_Task requirements:_ Copy the data exactly as it appears, and do not include any pictures.

Rows from a dataset of charts and code:
+ + +
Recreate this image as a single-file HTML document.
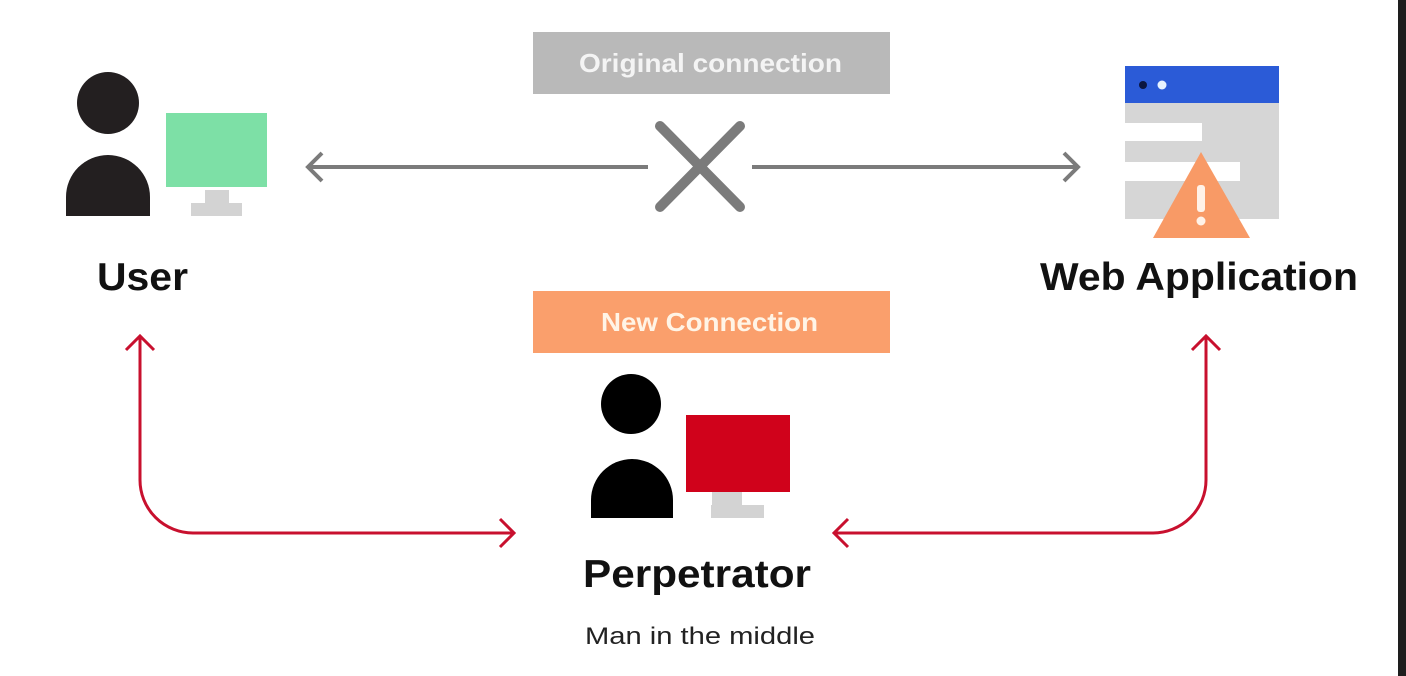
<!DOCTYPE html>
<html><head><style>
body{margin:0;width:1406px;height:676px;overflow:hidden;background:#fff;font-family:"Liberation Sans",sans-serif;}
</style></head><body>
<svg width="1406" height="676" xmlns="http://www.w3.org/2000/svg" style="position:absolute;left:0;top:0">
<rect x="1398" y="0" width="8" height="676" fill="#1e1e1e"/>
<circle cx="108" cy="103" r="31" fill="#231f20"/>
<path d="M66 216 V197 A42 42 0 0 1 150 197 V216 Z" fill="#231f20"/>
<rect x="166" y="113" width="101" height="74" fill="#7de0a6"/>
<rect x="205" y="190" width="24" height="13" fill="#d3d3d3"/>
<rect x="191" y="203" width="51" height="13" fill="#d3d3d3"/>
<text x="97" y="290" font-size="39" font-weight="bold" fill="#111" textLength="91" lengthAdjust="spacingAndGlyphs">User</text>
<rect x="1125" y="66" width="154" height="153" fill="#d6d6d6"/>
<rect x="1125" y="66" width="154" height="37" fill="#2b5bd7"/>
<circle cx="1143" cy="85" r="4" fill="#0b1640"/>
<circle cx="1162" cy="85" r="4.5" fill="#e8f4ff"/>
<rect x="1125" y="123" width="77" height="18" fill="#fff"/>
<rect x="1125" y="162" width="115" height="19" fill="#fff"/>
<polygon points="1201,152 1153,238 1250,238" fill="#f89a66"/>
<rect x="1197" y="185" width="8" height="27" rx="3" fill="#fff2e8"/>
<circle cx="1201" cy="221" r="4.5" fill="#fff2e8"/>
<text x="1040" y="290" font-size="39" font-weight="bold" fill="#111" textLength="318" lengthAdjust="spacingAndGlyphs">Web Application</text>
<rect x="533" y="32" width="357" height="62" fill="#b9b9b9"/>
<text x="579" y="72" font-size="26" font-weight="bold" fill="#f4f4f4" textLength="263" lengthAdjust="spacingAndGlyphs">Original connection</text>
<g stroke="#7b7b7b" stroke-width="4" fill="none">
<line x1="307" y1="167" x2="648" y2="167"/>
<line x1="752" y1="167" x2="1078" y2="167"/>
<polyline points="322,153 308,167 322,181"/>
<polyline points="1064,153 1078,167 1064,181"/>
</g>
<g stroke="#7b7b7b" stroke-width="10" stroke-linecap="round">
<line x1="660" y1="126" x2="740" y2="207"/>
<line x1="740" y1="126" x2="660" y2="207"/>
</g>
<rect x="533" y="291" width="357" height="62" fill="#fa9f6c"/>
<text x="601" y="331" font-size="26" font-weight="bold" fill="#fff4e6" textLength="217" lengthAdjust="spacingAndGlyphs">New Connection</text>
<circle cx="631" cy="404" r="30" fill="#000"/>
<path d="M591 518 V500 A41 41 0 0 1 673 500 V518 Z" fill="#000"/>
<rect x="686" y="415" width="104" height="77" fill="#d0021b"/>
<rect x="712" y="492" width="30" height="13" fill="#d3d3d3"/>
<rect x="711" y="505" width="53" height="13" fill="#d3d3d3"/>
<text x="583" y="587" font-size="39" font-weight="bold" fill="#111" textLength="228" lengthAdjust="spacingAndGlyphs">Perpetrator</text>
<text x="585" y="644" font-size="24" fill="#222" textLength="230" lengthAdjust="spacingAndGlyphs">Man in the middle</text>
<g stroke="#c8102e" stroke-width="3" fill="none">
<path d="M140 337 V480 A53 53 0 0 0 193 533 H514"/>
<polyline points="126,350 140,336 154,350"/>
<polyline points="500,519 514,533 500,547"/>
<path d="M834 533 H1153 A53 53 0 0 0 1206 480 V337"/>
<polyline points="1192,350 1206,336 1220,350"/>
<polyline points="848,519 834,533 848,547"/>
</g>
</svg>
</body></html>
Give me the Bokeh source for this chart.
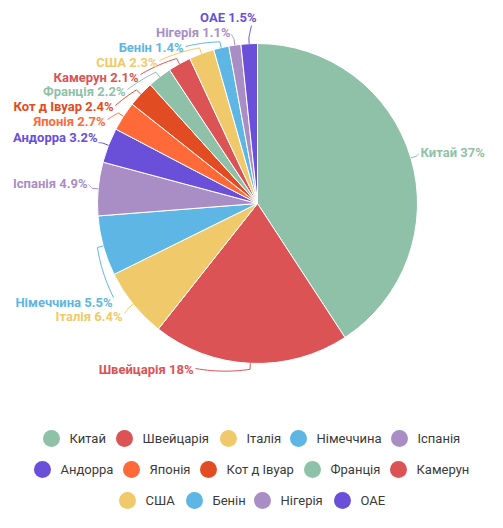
+ + +
_Correct response:_
Recreate this image as a single-file HTML document.
<!DOCTYPE html>
<html><head><style>
body{margin:0;width:1406px;height:676px;overflow:hidden;background:#fff;font-family:"Liberation Sans",sans-serif;}
</style></head><body>
<svg width="1406" height="676" xmlns="http://www.w3.org/2000/svg" style="position:absolute;left:0;top:0">
<rect x="1398" y="0" width="8" height="676" fill="#1e1e1e"/>
<circle cx="108" cy="103" r="31" fill="#231f20"/>
<path d="M66 216 V197 A42 42 0 0 1 150 197 V216 Z" fill="#231f20"/>
<rect x="166" y="113" width="101" height="74" fill="#7de0a6"/>
<rect x="205" y="190" width="24" height="13" fill="#d3d3d3"/>
<rect x="191" y="203" width="51" height="13" fill="#d3d3d3"/>
<text x="97" y="290" font-size="39" font-weight="bold" fill="#111" textLength="91" lengthAdjust="spacingAndGlyphs">User</text>
<rect x="1125" y="66" width="154" height="153" fill="#d6d6d6"/>
<rect x="1125" y="66" width="154" height="37" fill="#2b5bd7"/>
<circle cx="1143" cy="85" r="4" fill="#0b1640"/>
<circle cx="1162" cy="85" r="4.5" fill="#e8f4ff"/>
<rect x="1125" y="123" width="77" height="18" fill="#fff"/>
<rect x="1125" y="162" width="115" height="19" fill="#fff"/>
<polygon points="1201,152 1153,238 1250,238" fill="#f89a66"/>
<rect x="1197" y="185" width="8" height="27" rx="3" fill="#fff2e8"/>
<circle cx="1201" cy="221" r="4.5" fill="#fff2e8"/>
<text x="1040" y="290" font-size="39" font-weight="bold" fill="#111" textLength="318" lengthAdjust="spacingAndGlyphs">Web Application</text>
<rect x="533" y="32" width="357" height="62" fill="#b9b9b9"/>
<text x="579" y="72" font-size="26" font-weight="bold" fill="#f4f4f4" textLength="263" lengthAdjust="spacingAndGlyphs">Original connection</text>
<g stroke="#7b7b7b" stroke-width="4" fill="none">
<line x1="307" y1="167" x2="648" y2="167"/>
<line x1="752" y1="167" x2="1078" y2="167"/>
<polyline points="322,153 308,167 322,181"/>
<polyline points="1064,153 1078,167 1064,181"/>
</g>
<g stroke="#7b7b7b" stroke-width="10" stroke-linecap="round">
<line x1="660" y1="126" x2="740" y2="207"/>
<line x1="740" y1="126" x2="660" y2="207"/>
</g>
<rect x="533" y="291" width="357" height="62" fill="#fa9f6c"/>
<text x="601" y="331" font-size="26" font-weight="bold" fill="#fff4e6" textLength="217" lengthAdjust="spacingAndGlyphs">New Connection</text>
<circle cx="631" cy="404" r="30" fill="#000"/>
<path d="M591 518 V500 A41 41 0 0 1 673 500 V518 Z" fill="#000"/>
<rect x="686" y="415" width="104" height="77" fill="#d0021b"/>
<rect x="712" y="492" width="30" height="13" fill="#d3d3d3"/>
<rect x="711" y="505" width="53" height="13" fill="#d3d3d3"/>
<text x="583" y="587" font-size="39" font-weight="bold" fill="#111" textLength="228" lengthAdjust="spacingAndGlyphs">Perpetrator</text>
<text x="585" y="644" font-size="24" fill="#222" textLength="230" lengthAdjust="spacingAndGlyphs">Man in the middle</text>
<g stroke="#c8102e" stroke-width="3" fill="none">
<path d="M140 337 V480 A53 53 0 0 0 193 533 H514"/>
<polyline points="126,350 140,336 154,350"/>
<polyline points="500,519 514,533 500,547"/>
<path d="M834 533 H1153 A53 53 0 0 0 1206 480 V337"/>
<polyline points="1192,350 1206,336 1220,350"/>
<polyline points="848,519 834,533 848,547"/>
</g>
</svg>
</body></html>
Give me the Bokeh source for this chart.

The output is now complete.